Why boredom makes your phone feel impossible to ignore
I’ve done it a thousand times. I’m waiting for tea to boil, I feel that tiny blank space open up, and boom — my thumb is already on the screen.
And it’s not because I’m super weak or “bad with discipline.” It’s because boredom is insanely uncomfortable for the brain, even when it’s just for 20 seconds. Your phone shows up like a miracle button: instant novelty, instant distraction, instant relief.
That’s the real trap — not the phone itself, but how fast it can kill the feeling of “nothing’s happening.”
Boredom feels bigger than it is
Boredom sounds harmless. But your brain doesn’t always treat it that way.
When there’s no clear reward, no stimulation, and no task to focus on, the brain starts looking for a way out. And your phone is the easiest escape in the room. It doesn’t ask for effort. It doesn’t ask for patience. It just gives you a tiny dopamine hit right away.
I notice this most when I’m doing boring stuff I didn’t choose — standing in a line, waiting for a call, sitting in a meeting that should’ve been an email. That “I need something right now” feeling gets loud fast.
Boredom is basically your brain saying: give me a reward, now.
And if your phone is within reach, the habit kicks in before you’ve even thought about it.
Why your phone wins so easily
Your phone is built to be irresistible in boring moments. That’s not drama — that’s design.
You’ve got:
- endless scrolling
- notifications
- messages
- short videos
- news
- games
- random updates from people you barely care about
And each one offers a quick hit of novelty. Your brain loves novelty. It’s wired to pay attention to new stuff because new stuff might matter.
So when boredom hits, your phone doesn’t just “entertain” you. It solves the feeling of emptiness immediately.
The problem is, it’s also training your brain to avoid silence, waiting, and downtime. Which is a bit annoying, because real life has a lot of those.
The boredom-phone loop is a habit, not a personality flaw
This is the part people get wrong.
They think, “I just need more willpower.” Nope. If your brain has learned this loop enough times, it becomes automatic.
The loop looks like this:
- You feel bored
- You feel mildly uncomfortable
- You grab your phone
- You feel better for 30 seconds
- The brain learns: phone = relief
Do that enough times and the response becomes reflexive. You don’t even need to be that bored anymore. A tiny pause is enough.
I’ve seen this in my own habits too. If I’m tired and slightly understimulated, I don’t reach for a book. I reach for the phone. Not because I love it more — because it’s the fastest option.
Your brain is optimizing for relief, not for your long-term goals.
What boredom is really asking from you
Here’s the weird thing: boredom isn’t always the enemy.
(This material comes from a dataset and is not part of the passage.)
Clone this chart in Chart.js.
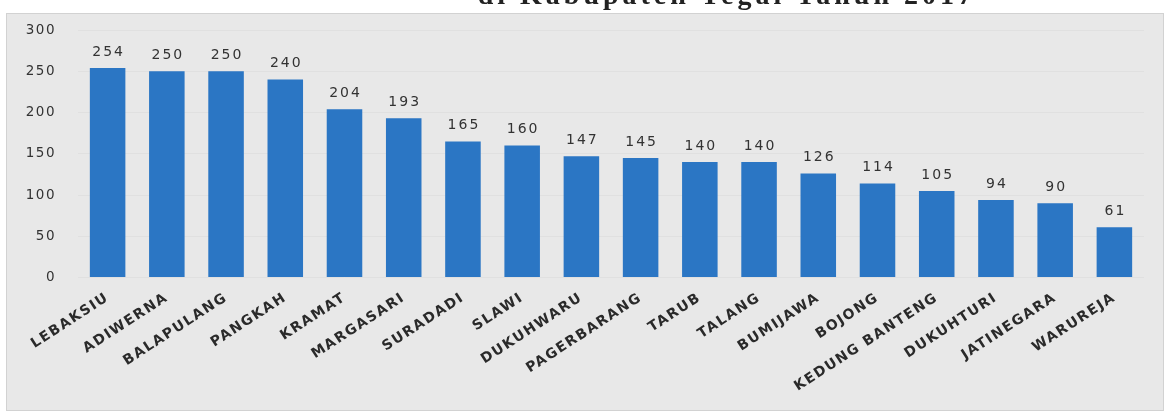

Sometimes boredom is your brain’s way of telling you:
- you need a break
- you’re overstimulated
- you’re not present
- you need to switch tasks
- you haven’t given your mind room to breathe
And sometimes boredom is just boredom. That’s it. No crisis. No emergency. Just a feeling.
But because we’re used to fixing every empty second with a screen, we’ve forgotten how to sit in that feeling long enough to let it pass.
That’s a skill. A very undertrained one.
How to stop reaching for your phone instantly
You don’t need to “quit your phone.” That’s unrealistic for most people, and honestly, not necessary.
You need to interrupt the reflex. Just a little.
1) Add a 10-second pause
This sounds stupidly simple, which is exactly why it works.
When you notice boredom, don’t grab the phone immediately. Count to 10. Breathe once or twice. Ask yourself: What am I actually feeling right now?
Sometimes it’s boredom. Sometimes it’s tiredness. Sometimes it’s anxiety pretending to be boredom.
That tiny pause creates a gap between the feeling and the action. And that gap is where choice lives.